Let's address the elephant in the room: the phrase "personal branding" probably makes you want to close this tab. It conjures images of LinkedIn influencers posting sunrise photos with captions about their "journey" and "hustle." The whole concept can feel performative, exhausting, and deeply inauthentic.

But here's the thing—you already have a personal brand whether you've cultivated one or not. It's simply how people perceive you professionally. The question isn't whether to have one, but whether you'll be intentional about it. Done right, personal branding isn't about becoming a walking advertisement. It's about getting clear on what you genuinely offer and communicating it consistently. No manufactured personas required.

Value Identification: Discovering What Makes You Uniquely Valuable

The first step isn't crafting clever taglines or optimizing your headshot. It's doing the unglamorous work of figuring out what you actually bring to the table. This means looking honestly at your skills, experiences, and—crucially—the intersection where they meet in ways that are genuinely useful to employers.

Start by asking yourself three questions. What problems do I solve well? What do people consistently thank me for or come to me for help with? And what work energizes me rather than drains me? The sweet spot for your professional identity lives where these answers overlap. You're not looking for what sounds impressive. You're looking for what's true.

Talk to former colleagues, managers, or mentors. Ask them directly: "What would you say I'm particularly good at?" Their answers will often surprise you. We tend to undervalue our natural strengths because they feel easy to us. That ease is exactly the point—your unique value often lies in what feels effortless to you but difficult for others.

Takeaway

Your unique professional value isn't found in what sounds impressive—it's found in the intersection of what you do well, what others need, and what comes naturally to you.

Authentic Expression: Communicating Strengths Without the Performance

Once you know your value, the challenge becomes expressing it without feeling like you're reciting a marketing script. The secret? Stop trying to appeal to everyone. Generic professional-speak ("passionate team player with strong communication skills") appeals to no one because it says nothing. Specificity is memorable. Specificity is believable.

Instead of claiming you're a "problem solver," describe the specific type of problem you love untangling. Instead of saying you're "detail-oriented," share a brief example of how that orientation saved a project. Stories and specifics create connection where adjectives create skepticism. You're not bragging when you're being concrete—you're being helpful by showing people exactly what working with you looks like.

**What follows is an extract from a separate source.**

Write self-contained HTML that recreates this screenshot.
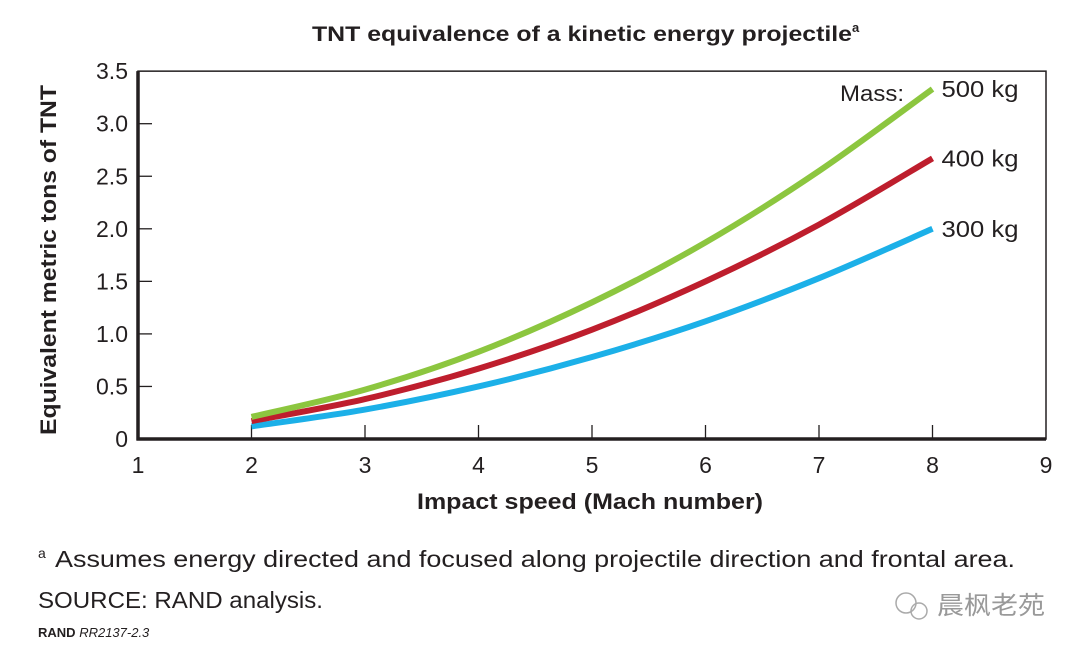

The cringe factor in personal branding usually comes from a mismatch between how someone presents themselves and how they actually are. If you're naturally understated, don't force enthusiasm you don't feel. If you're quirky, let that show. The goal is amplified authenticity—turning up the volume on who you genuinely are, not becoming someone else entirely.

Takeaway

Authenticity in professional settings doesn't mean sharing everything—it means ensuring that what you do share is genuinely true to how you think, work, and contribute.

Consistency Creation: Aligning Your Professional Presence

Your resume says one thing. Your LinkedIn tells a different story. Your interview answers suggest yet another person entirely. This fragmentation confuses employers and, honestly, often confuses us too. Consistency isn't about being robotic—it's about being recognizable.

Think of consistency as having a clear throughline across all your professional touchpoints. Your core value proposition, the problems you solve, and your working style should come through whether someone reads your cover letter, visits your portfolio, or meets you at a networking event. This doesn't mean using identical language everywhere. It means the essence translates.

Audit your professional presence with fresh eyes. Does your LinkedIn summary align with how you'd introduce yourself in person? Does your resume highlight the same strengths you'd emphasize in an interview? Small disconnects are fine—you're a multidimensional person. But major contradictions suggest you haven't gotten clear on your own story yet. That clarity is the foundation everything else builds on.

Takeaway

Consistency across professional touchpoints isn't about repetition—it's about having a clear enough sense of your value that it naturally translates across different contexts and formats.

Personal branding doesn't have to feel like selling out or performing a version of yourself that makes you uncomfortable. At its best, it's simply the practice of understanding what you offer and communicating it clearly. That's not manipulation—it's clarity.

Start with honest self-reflection, express your value in specific and genuine terms, and ensure your professional presence tells a coherent story. The goal isn't to become a polished brand. It's to become easier to understand, remember, and hire. You're already someone worth knowing professionally. The work is just helping others see it too.